### To be done
Restate each line of the listing exactly, without carrying over any pictures.

### Given data
--- --- ---
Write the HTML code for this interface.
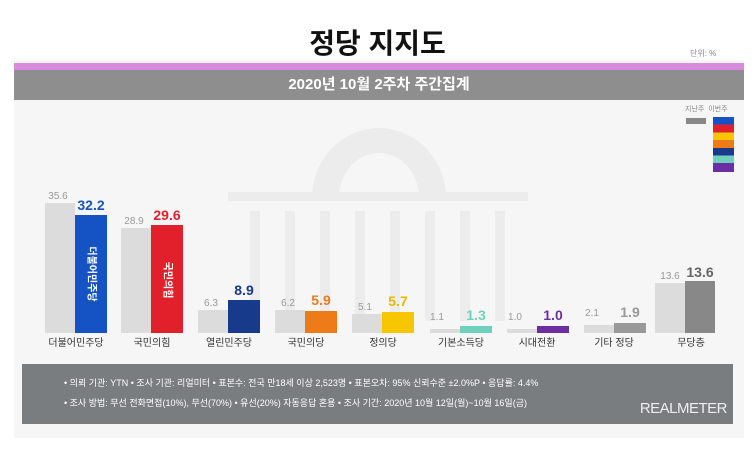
<!DOCTYPE html>
<html><head><meta charset="utf-8"><style>
body{margin:0;width:755px;height:453px;background:#fff;overflow:hidden;font-family:"Liberation Sans","Noto Sans CJK KR",sans-serif;}
.abs{position:absolute}
</style></head><body>
<div class="abs" style="left:14px;top:60px;width:730px;height:378px;background:#f6f6f6"></div>
<svg class="abs" style="left:0;top:0" width="755" height="453">
<g fill="#ececec">
<path d="M312 198 A67 70 0 0 1 446 198 L419 198 A40 45 0 0 0 339 198Z"/>
<rect x="228" y="192" width="300" height="9"/>
<rect x="250" y="211" width="10" height="110"/><rect x="285" y="211" width="10" height="110"/><rect x="320" y="211" width="10" height="110"/><rect x="355" y="211" width="10" height="110"/><rect x="390" y="211" width="10" height="110"/><rect x="425" y="211" width="10" height="110"/><rect x="460" y="211" width="10" height="110"/><rect x="495" y="211" width="10" height="110"/>
</g>
<g font-size="10" fill="#999" text-anchor="middle">
<rect x="45" y="203" width="30" height="130" fill="#dcdcdc"/><text x="58" y="199">35.6</text>
<rect x="121" y="228" width="30" height="105" fill="#dcdcdc"/><text x="134" y="224">28.9</text>
<rect x="198" y="310" width="30" height="23" fill="#dcdcdc"/><text x="211" y="306">6.3</text>
<rect x="275" y="310" width="30" height="23" fill="#dcdcdc"/><text x="288" y="306">6.2</text>
<rect x="352" y="314" width="30" height="19" fill="#dcdcdc"/><text x="365" y="310">5.1</text>
<rect x="430" y="329" width="30" height="4" fill="#dcdcdc"/><text x="437" y="320">1.1</text>
<rect x="507" y="329" width="30" height="4" fill="#dcdcdc"/><text x="515" y="320">1.0</text>
<rect x="584" y="325" width="30" height="8" fill="#dcdcdc"/><text x="592" y="316">2.1</text>
<rect x="655" y="283" width="30" height="50" fill="#dcdcdc"/><text x="670" y="279">13.6</text>
</g>
<g font-size="14" font-weight="bold" text-anchor="middle">
<rect x="75" y="215" width="32" height="118" fill="#1553c5"/><text x="91" y="210" fill="#1553c5">32.2</text>
<rect x="151" y="225" width="32" height="108" fill="#e2202c"/><text x="167" y="220" fill="#e2202c">29.6</text>
<rect x="228" y="300" width="32" height="33" fill="#173a8a"/><text x="244" y="295" fill="#173a8a">8.9</text>
<rect x="305" y="311" width="32" height="22" fill="#ef7a18"/><text x="321" y="305" fill="#ef7a18">5.9</text>
<rect x="382" y="312" width="32" height="21" fill="#f7c600"/><text x="398" y="306" fill="#e8b800">5.7</text>
<rect x="460" y="326" width="32" height="7" fill="#6fd0bb"/><text x="476" y="320" fill="#6fd0bb">1.3</text>
<rect x="537" y="326" width="32" height="7" fill="#6c2fa1"/><text x="553" y="320" fill="#6c2fa1">1.0</text>
<rect x="614" y="323" width="32" height="10" fill="#999"/><text x="630" y="317" fill="#999">1.9</text>
<rect x="685" y="281" width="30" height="52" fill="#888"/><text x="700" y="277" fill="#666">13.6</text>
</g>
<g font-size="10" font-weight="bold" fill="#fff" text-anchor="middle" dominant-baseline="central">
<text x="91" y="274" transform="rotate(90 91 274)">더불어민주당</text>
<text x="167" y="280" transform="rotate(90 167 280)">국민의힘</text>
</g>
<g font-size="10" fill="#333" text-anchor="middle">
<text x="76" y="346">더불어민주당</text><text x="152" y="346">국민의힘</text><text x="229" y="346">열린민주당</text><text x="306" y="346">국민의당</text><text x="383" y="346">정의당</text><text x="461" y="346">기본소득당</text><text x="537" y="346">시대전환</text><text x="614" y="346">기타 정당</text><text x="691" y="346">무당층</text>
</g>
</svg>
<div class="abs" style="left:0;top:22px;width:755px;text-align:center;font-size:28px;font-weight:bold;color:#111">정당 지지도</div>
<div class="abs" style="left:690px;top:48px;font-size:8px;color:#888">단위: %</div>
<div class="abs" style="left:14px;top:63px;width:730px;height:7px;background:#d98be0"></div>
<div class="abs" style="left:14px;top:70px;width:730px;height:30px;background:#8e8e8e;color:#fff;font-size:15px;font-weight:bold;text-align:center;line-height:30px">2020년 10월 2주차 주간집계</div>
<div class="abs" style="left:685px;top:104px;font-size:7px;color:#888;white-space:nowrap">지난주&nbsp; 이번주</div>
<div class="abs" style="left:686px;top:118px;width:20px;height:6px;background:#888"></div>
<div class="abs" style="left:713px;top:117px;width:21px;height:55px;background:linear-gradient(#1553c5 0 14%,#e2202c 14% 28%,#f7c600 28% 42%,#ef7a18 42% 56%,#173a8a 56% 70%,#6fd0bb 70% 84%,#6c2fa1 84%)"></div>
<div class="abs" style="left:22px;top:364px;width:711px;height:60px;background:#7a7d80;color:#fff;font-size:9px">
<div class="abs" style="left:42px;top:12px;white-space:nowrap">• 의뢰 기관: YTN • 조사 기관: 리얼미터 • 표본수: 전국 만18세 이상 2,523명 • 표본오차: 95% 신뢰수준 ±2.0%P • 응답률: 4.4%</div>
<div class="abs" style="left:42px;top:32px;white-space:nowrap">• 조사 방법: 무선 전화면접(10%), 무선(70%) • 유선(20%) 자동응답 혼용 • 조사 기간: 2020년 10월 12일(월)~10월 16일(금)</div>
<div class="abs" style="right:6px;top:36px;font-size:15px;letter-spacing:-0.5px;color:#eee">REALMETER</div>
</div>
</body></html>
--- --- ---
### Response
Write the HTML code for this interface.
<!DOCTYPE html>
<html><head><meta charset="utf-8"><style>
body{margin:0;width:755px;height:453px;background:#fff;overflow:hidden;font-family:"Liberation Sans","Noto Sans CJK KR",sans-serif;}
.abs{position:absolute}
</style></head><body>
<div class="abs" style="left:14px;top:60px;width:730px;height:378px;background:#f6f6f6"></div>
<svg class="abs" style="left:0;top:0" width="755" height="453">
<g fill="#ececec">
<path d="M312 198 A67 70 0 0 1 446 198 L419 198 A40 45 0 0 0 339 198Z"/>
<rect x="228" y="192" width="300" height="9"/>
<rect x="250" y="211" width="10" height="110"/><rect x="285" y="211" width="10" height="110"/><rect x="320" y="211" width="10" height="110"/><rect x="355" y="211" width="10" height="110"/><rect x="390" y="211" width="10" height="110"/><rect x="425" y="211" width="10" height="110"/><rect x="460" y="211" width="10" height="110"/><rect x="495" y="211" width="10" height="110"/>
</g>
<g font-size="10" fill="#999" text-anchor="middle">
<rect x="45" y="203" width="30" height="130" fill="#dcdcdc"/><text x="58" y="199">35.6</text>
<rect x="121" y="228" width="30" height="105" fill="#dcdcdc"/><text x="134" y="224">28.9</text>
<rect x="198" y="310" width="30" height="23" fill="#dcdcdc"/><text x="211" y="306">6.3</text>
<rect x="275" y="310" width="30" height="23" fill="#dcdcdc"/><text x="288" y="306">6.2</text>
<rect x="352" y="314" width="30" height="19" fill="#dcdcdc"/><text x="365" y="310">5.1</text>
<rect x="430" y="329" width="30" height="4" fill="#dcdcdc"/><text x="437" y="320">1.1</text>
<rect x="507" y="329" width="30" height="4" fill="#dcdcdc"/><text x="515" y="320">1.0</text>
<rect x="584" y="325" width="30" height="8" fill="#dcdcdc"/><text x="592" y="316">2.1</text>
<rect x="655" y="283" width="30" height="50" fill="#dcdcdc"/><text x="670" y="279">13.6</text>
</g>
<g font-size="14" font-weight="bold" text-anchor="middle">
<rect x="75" y="215" width="32" height="118" fill="#1553c5"/><text x="91" y="210" fill="#1553c5">32.2</text>
<rect x="151" y="225" width="32" height="108" fill="#e2202c"/><text x="167" y="220" fill="#e2202c">29.6</text>
<rect x="228" y="300" width="32" height="33" fill="#173a8a"/><text x="244" y="295" fill="#173a8a">8.9</text>
<rect x="305" y="311" width="32" height="22" fill="#ef7a18"/><text x="321" y="305" fill="#ef7a18">5.9</text>
<rect x="382" y="312" width="32" height="21" fill="#f7c600"/><text x="398" y="306" fill="#e8b800">5.7</text>
<rect x="460" y="326" width="32" height="7" fill="#6fd0bb"/><text x="476" y="320" fill="#6fd0bb">1.3</text>
<rect x="537" y="326" width="32" height="7" fill="#6c2fa1"/><text x="553" y="320" fill="#6c2fa1">1.0</text>
<rect x="614" y="323" width="32" height="10" fill="#999"/><text x="630" y="317" fill="#999">1.9</text>
<rect x="685" y="281" width="30" height="52" fill="#888"/><text x="700" y="277" fill="#666">13.6</text>
</g>
<g font-size="10" font-weight="bold" fill="#fff" text-anchor="middle" dominant-baseline="central">
<text x="91" y="274" transform="rotate(90 91 274)">더불어민주당</text>
<text x="167" y="280" transform="rotate(90 167 280)">국민의힘</text>
</g>
<g font-size="10" fill="#333" text-anchor="middle">
<text x="76" y="346">더불어민주당</text><text x="152" y="346">국민의힘</text><text x="229" y="346">열린민주당</text><text x="306" y="346">국민의당</text><text x="383" y="346">정의당</text><text x="461" y="346">기본소득당</text><text x="537" y="346">시대전환</text><text x="614" y="346">기타 정당</text><text x="691" y="346">무당층</text>
</g>
</svg>
<div class="abs" style="left:0;top:22px;width:755px;text-align:center;font-size:28px;font-weight:bold;color:#111">정당 지지도</div>
<div class="abs" style="left:690px;top:48px;font-size:8px;color:#888">단위: %</div>
<div class="abs" style="left:14px;top:63px;width:730px;height:7px;background:#d98be0"></div>
<div class="abs" style="left:14px;top:70px;width:730px;height:30px;background:#8e8e8e;color:#fff;font-size:15px;font-weight:bold;text-align:center;line-height:30px">2020년 10월 2주차 주간집계</div>
<div class="abs" style="left:685px;top:104px;font-size:7px;color:#888;white-space:nowrap">지난주&nbsp; 이번주</div>
<div class="abs" style="left:686px;top:118px;width:20px;height:6px;background:#888"></div>
<div class="abs" style="left:713px;top:117px;width:21px;height:55px;background:linear-gradient(#1553c5 0 14%,#e2202c 14% 28%,#f7c600 28% 42%,#ef7a18 42% 56%,#173a8a 56% 70%,#6fd0bb 70% 84%,#6c2fa1 84%)"></div>
<div class="abs" style="left:22px;top:364px;width:711px;height:60px;background:#7a7d80;color:#fff;font-size:9px">
<div class="abs" style="left:42px;top:12px;white-space:nowrap">• 의뢰 기관: YTN • 조사 기관: 리얼미터 • 표본수: 전국 만18세 이상 2,523명 • 표본오차: 95% 신뢰수준 ±2.0%P • 응답률: 4.4%</div>
<div class="abs" style="left:42px;top:32px;white-space:nowrap">• 조사 방법: 무선 전화면접(10%), 무선(70%) • 유선(20%) 자동응답 혼용 • 조사 기간: 2020년 10월 12일(월)~10월 16일(금)</div>
<div class="abs" style="right:6px;top:36px;font-size:15px;letter-spacing:-0.5px;color:#eee">REALMETER</div>
</div>
</body></html>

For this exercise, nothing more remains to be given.